As the number of objects the robot needs to interact with increases, the complexity increases. The speed of industrial processes, as well, have increased. So things have to happen faster.
The state of the art has changed, so we can do other things. We can determine distance using a simple laser, and use pixel count to determine size. So, we can have a decision tree that looks like this:
While (pixelcountXdistance)>300,000,000 do
//look for object in “large” category
#observation EQ boat = false
#observation EQ zebra = false
#observation EQ dumpster = false
While (pixelcountXdistance)>300,000 do
//look for object in “medium” category
#observation EQ hat = false
#observation EQ beer bottle = false
#observation EQ hammerr = false
While (pixelcountXdistance)>300 do
//look for object in “small” category
#observation EQ fork = true
#observation EQ knife = false
#observation EQ spoon = false
So this can be done to kind of mimic the way the brain “seems” to search for recognition of an item.

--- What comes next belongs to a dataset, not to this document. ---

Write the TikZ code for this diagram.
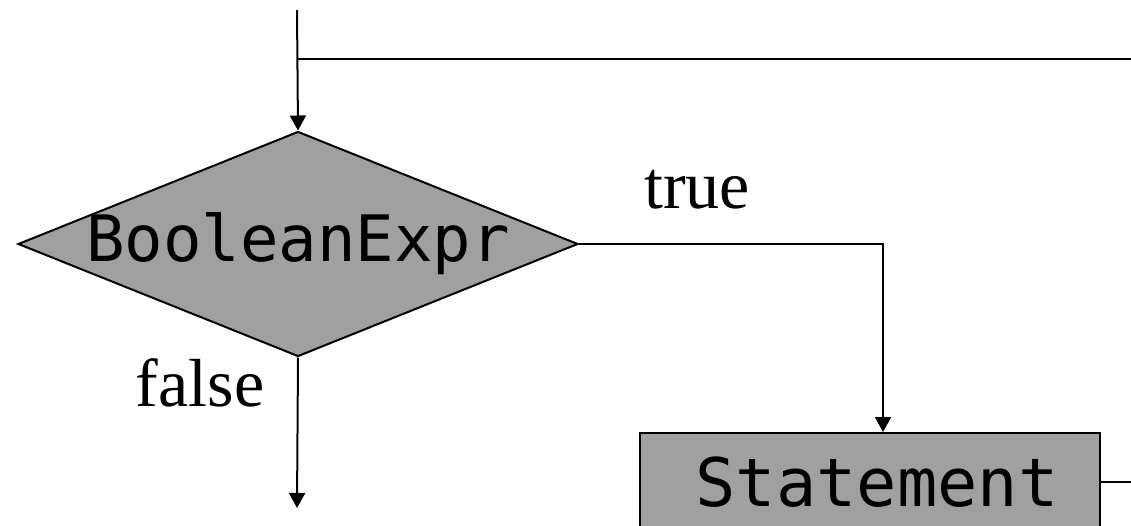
\documentclass[tikz,border=0pt]{standalone}
\usepackage{fontspec}
\setmainfont{Liberation Serif}
\setmonofont{DejaVu Sans Mono}
\usetikzlibrary{arrows.meta,calc,shapes.geometric}
\definecolor{boxgray}{RGB}{160,160,160}

\begin{document}
\begin{tikzpicture}[x=1pt,y=-1pt,line width=2pt,
    flow/.style={-{Triangle[length=15pt,width=16pt]}},
    decision/.style={diamond,draw,fill=boxgray,inner sep=0pt,shape aspect=2.49,
      minimum width=560pt,minimum height=225pt,
      font=\ttfamily\fontsize{64}{66}\selectfont},
    block/.style={rectangle,draw,fill=boxgray,inner sep=0pt,
      minimum width=460pt,minimum height=98pt,
      font=\ttfamily\fontsize{67}{70}\selectfont},
    branch/.style={font=\fontsize{68}{70}\selectfont}]
    \useasboundingbox (0,0) rectangle (1131,526);

    % loop test and body
    \node[decision] (cond) at (298,244) {\makebox[400pt]{BooleanExpr}};
    \node[block] (body) at (870,482) {\hspace*{14pt}Statement};

    \coordinate (in) at (297,10);
    \coordinate (loop) at (297,59);
    \coordinate (back) at (1131,59);
    \coordinate (out) at (297,508);
    \coordinate (next) at (1131,482);

    \node[branch] (t) at (697,190) {true};
    \node[branch] (f) at (200,383) {false};

    \draw[flow] (in) -- (cond.north);
    \draw (loop) -- (back);
    \draw[flow] (cond.east) -| ($(body.north)+(13,0)$);
    \draw[flow] (cond.south) -- (out);
    \draw (body.east) -- (next);
\end{tikzpicture}
\end{document}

I think it’s a good model. Sometimes, builders and inventors build models of objects so they can better demostrate their operation or construction to peopl incapable of comprehending the vision otherwise, and if we can make, using machine vision, a model that approximates human recognition of objects, we can perhaps understand better how the mind works.
Y’all go back to your coffee now. I’m done. Sorry for the degreasion.